Estava conformado. E estava preparado para continuar assim até ao dia em que um piloto da Malásia lhe disse que tinha de fazer alguma coisa para mudar a situação. «Se não fizeres nada, vais apodrecer aqui», disse-lhe.

 

O futebol como escape

 

Ayi decidiu escrever uma carta aos jornais que contasse a sua história. Quem era, onde estava, como tinha ido lá parar. O Philippine Star pegou no tema, a situação ficou famosa e chegou aos ouvidos de vários jogadores e equipas.

 

«Havia um homem chamado Rafael Rodríguez. E outro que era Dominic Samson. Leram a história e foram ao aeroporto falar comigo. Até me trouxeram uma bola de futebol», contou. Estava dado o primeiro passo.

 

A promessa de ajuda estava implícita. «Disseram-me que poderia jogar no clube deles, mas sem dinheiro, só por diversão. Sabiam que a minha ambição também era estudar, por isso disseram que iam tentar colocar-me numa universidade também», continuou.

 

Os dois homens mantiveram o contacto e, depois de quatro visitas, tinham tratado de tudo. Mas era preciso que voltasse ao Gana antes de poder entrar no país. «Não foram muito encorajadores, pensaram que eu nunca voltaria», reconheceu.

 

Mas Ayi cumpriu a palavra. Rafael e Dominic tinham-lhe dado o bilhete para ir e para voltar e o ganês fez questão de não faltar à promessa.
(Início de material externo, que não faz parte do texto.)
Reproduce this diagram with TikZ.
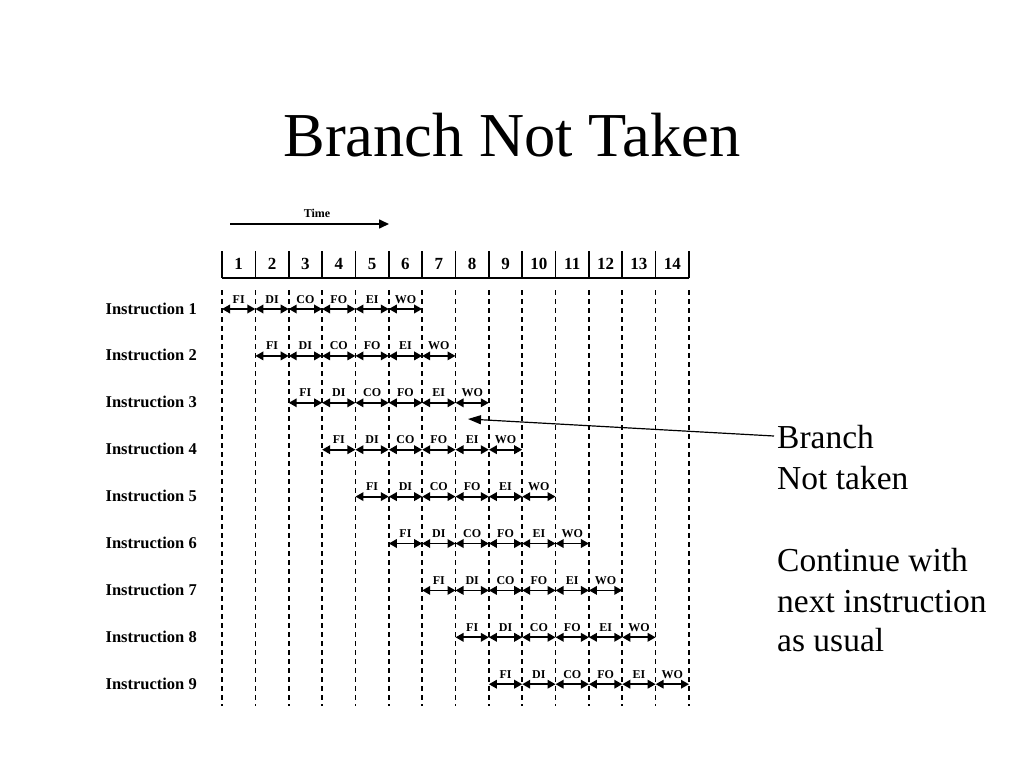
\documentclass[tikz,border=0pt]{standalone}
\usepackage{fontspec}
\setmainfont{Liberation Serif}
\usetikzlibrary{arrows.meta}
\begin{document}
\begin{tikzpicture}[x=1pt,y=-1pt,
  gridline/.style={line width=1.6pt},
  vdash/.style={line width=1.6pt, dash pattern=on 5pt off 4pt},
  stagearrow/.style={line width=1.8pt, {Triangle[length=8pt,width=8.5pt]}-{Triangle[length=8pt,width=8.5pt]}},
  stagelabel/.style={font=\bfseries\fontsize{12}{14}\selectfont, anchor=base, inner sep=0pt},
  instlabel/.style={font=\bfseries\fontsize{16.5}{19}\selectfont, anchor=base east, inner sep=0pt},
  numlabel/.style={font=\bfseries\fontsize{17}{20}\selectfont, anchor=base, inner sep=0pt},
  note/.style={font=\fontsize{33.5}{41}\selectfont, anchor=base west, inner sep=0pt}
]
\useasboundingbox (0,0) rectangle (1024,768);

% title
\node[font=\fontsize{62.5}{72}\selectfont, anchor=base, inner sep=0pt] (title) at (512,156) {Branch Not Taken};

% time arrow
\node[font=\bfseries\fontsize{12}{14}\selectfont, anchor=base, inner sep=0pt] (time) at (317,217) {Time};
\coordinate (tstart) at (230,224);
\coordinate (tend) at (389,224);
\draw[line width=1.6pt, -{Triangle[length=10pt,width=9pt]}] (tstart) -- (tend);

% header
\foreach \i in {0,...,14} {
  \pgfmathsetmacro\xx{222+33.357*\i}
  \coordinate (ht\i) at (\xx,251);
  \coordinate (hb\i) at (\xx,278);
  \coordinate (dt\i) at (\xx,290);
  \coordinate (db\i) at (\xx,706);
  \draw[gridline] (ht\i) -- (hb\i);
  \draw[vdash] (dt\i) -- (db\i);
}
\draw[gridline] (hb0) -- (hb14);
\foreach \i in {1,...,14} {
  \pgfmathsetmacro\xx{222+33.357*(\i-0.5)}
  \node[numlabel] (num\i) at (\xx,269) {\i};
}

% instructions
\foreach \k in {1,...,9} {
  \pgfmathsetmacro\ry{309+46.9*(\k-1)}
  \node[instlabel] (inst\k) at (197,\ry+5) {Instruction \k};
  \foreach \j in {0,...,6} {
    \pgfmathsetmacro\xx{222+33.357*(\k-1+\j)}
    \coordinate (p\k-\j) at (\xx,\ry);
  }
  \foreach \s [count=\jj from 1] in {FI,DI,CO,FO,EI,WO} {
    \pgfmathtruncatemacro\j{\jj-1}
    \pgfmathsetmacro\mx{222+33.357*(\k-1+\j+0.5)}
    \draw[stagearrow] (p\k-\j) -- (p\k-\jj);
    \node[stagelabel] (s\k-\jj) at (\mx,\ry-6) {\s};
  }
}

% note
\node[note] (l1) at (777,448) {Branch};
\node[note] (l2) at (777,489) {Not taken};
\node[note] (l3) at (777,571) {Continue with};
\node[note] (l4) at (777,612) {next instruction};
\node[note] (l5) at (777,651) {as usual};
\coordinate (from) at (774,436);
\coordinate (tip) at (468,419);
\draw[line width=1.2pt, -{Triangle[length=13pt,width=9pt]}] (from) -- (tip);
\end{tikzpicture}
\end{document}
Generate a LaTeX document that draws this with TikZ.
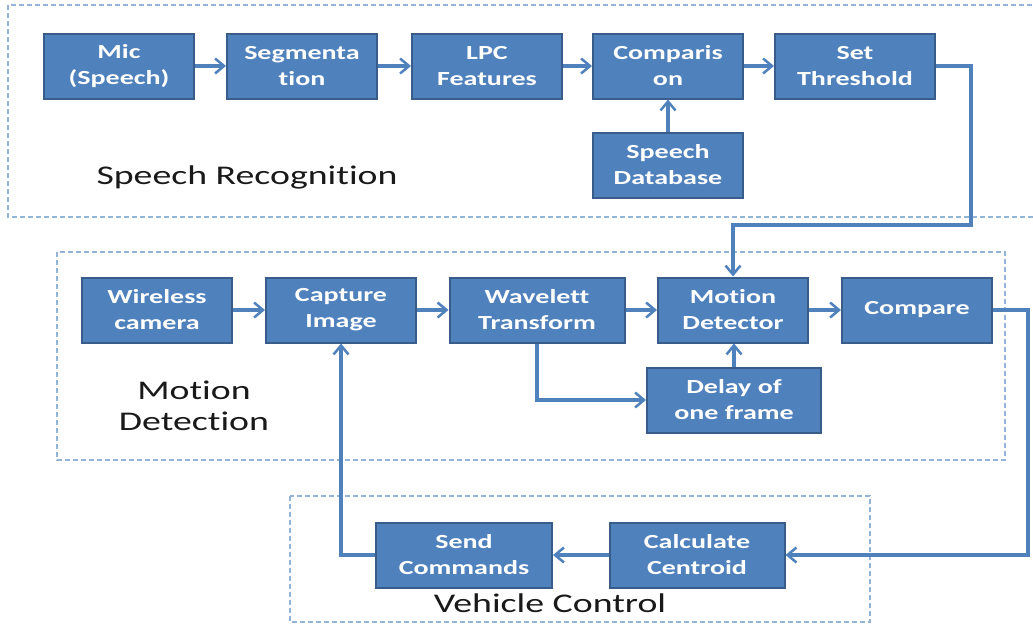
\documentclass[tikz,border=0pt]{standalone}
\usepackage{fontspec}
\setmainfont{Carlito}[FakeStretch=1.4, Ligatures=NoCommon]
\usetikzlibrary{arrows.meta, positioning}
\definecolor{boxBlue}{HTML}{4F81BD}
\definecolor{edgeBlue}{HTML}{385D8A}
\definecolor{frameBlue}{HTML}{95B3D7}
\definecolor{labelGray}{gray}{0.1}

\begin{document}
\begin{tikzpicture}[x=1pt, y=-1pt,
    blk/.style={draw=edgeBlue, line width=2pt, fill=boxBlue, text=white,
        font=\fontsize{20}{26}\selectfont\bfseries, align=center,
        minimum width=150pt, minimum height=65pt, inner sep=2pt},
    conn/.style={draw=boxBlue, line width=3.2pt,
        -{Straight Barb[length=9pt, width=15pt, line width=2.5pt]}},
    frame/.style={draw=frameBlue, line width=1.5pt, dash pattern=on 5pt off 3pt},
    grp/.style={text=labelGray, font=\fontsize{27}{31}\selectfont, align=center}]
    \useasboundingbox (0,0) rectangle (1033,629);

    % dashed group frames
    \draw[frame] (8,5) rectangle (1040,217);
    \draw[frame] (57,252) rectangle (1005,460);
    \draw[frame] (290,496) rectangle (870,622);

    % speech recognition
    \node[blk] (mic) at (119,66) {Mic\\(Speech)};
    \node[blk] (seg) at (302,66) {Segmenta\\tion};
    \node[blk] (lpc) at (487,66) {LPC\\Features};
    \node[blk] (cmp) at (668,66) {Comparis\\on};
    \node[blk, minimum width=160pt] (thr) at (855,66) {Set\\Threshold};
    \node[blk] (db) at (668,165) {Speech\\Database};
    \node[grp] (sr) at (247,177) {Speech Recognition};

    % motion detection
    \node[blk] (cam) at (157,310) {Wireless\\camera};
    \node[blk] (cap) at (341,310) {Capture\\Image};
    \node[blk, minimum width=175pt] (wav) at (537,310) {Wavelett\\Transform};
    \node[blk] (mot) at (733,310) {Motion\\Detector};
    \node[blk] (cpr) at (917,310) {Compare};
    \node[blk, minimum width=174pt] (dly) at (734,400) {Delay of\\one frame};
    \node[grp] (md) at (194,406) {Motion\\Detection};

    % vehicle control
    \node[blk, minimum width=176pt] (snd) at (464,555) {Send\\Commands};
    \node[blk, minimum width=175pt] (calc) at (697,555) {Calculate\\Centroid};
    \node[grp] (vc) at (550,603) {Vehicle Control};

    \coordinate (t1) at (971,225);
    \coordinate (c1) at (1028,555);

    \draw[conn] (mic) -- (seg);
    \draw[conn] (seg) -- (lpc);
    \draw[conn] (lpc) -- (cmp);
    \draw[conn] (cmp) -- (thr);
    \draw[conn] (db) -- (cmp);
    \draw[conn] (thr.east) -| (t1) -| (mot.north);

    \draw[conn] (cam) -- (cap);
    \draw[conn] (cap) -- (wav);
    \draw[conn] (wav) -- (mot);
    \draw[conn] (mot) -- (cpr);
    \draw[conn] (wav.south) |- (dly.west);
    \draw[conn] (dly.north) -- (dly.north |- mot.south);
    \draw[conn] (cpr.east) -| (c1) -- (calc.east);

    \draw[conn] (calc) -- (snd);
    \draw[conn] (snd.west) -| (cap.south);
\end{tikzpicture}
\end{document}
A primeira proposta que teve foi para uma universidade em que teria de estudar Teologia. «Não queria ser pastor», atirou, justificando a escolha da Universidade das Filipinas, onde tirou Ciências do Desporto e jogou nos Fighting Maroons, tornando-se rapidamente um dos melhores futebolistas universitários do país.

 

Ayi ajudou os Fighting Maroons a vencer três títulos em quatro anos. «Este é um país magnífico. Toda a gente ajudou imenso desde o início. Naquele filme, a personagem do Tom Hanks não quer sair do terminal porque sabe que vai ser preso. Eu sei que serei livre. A minha vida está a voltar. Sei que vou voltar porque este é um grande país e porque nunca esquecerei do que esta gente fez por mim.»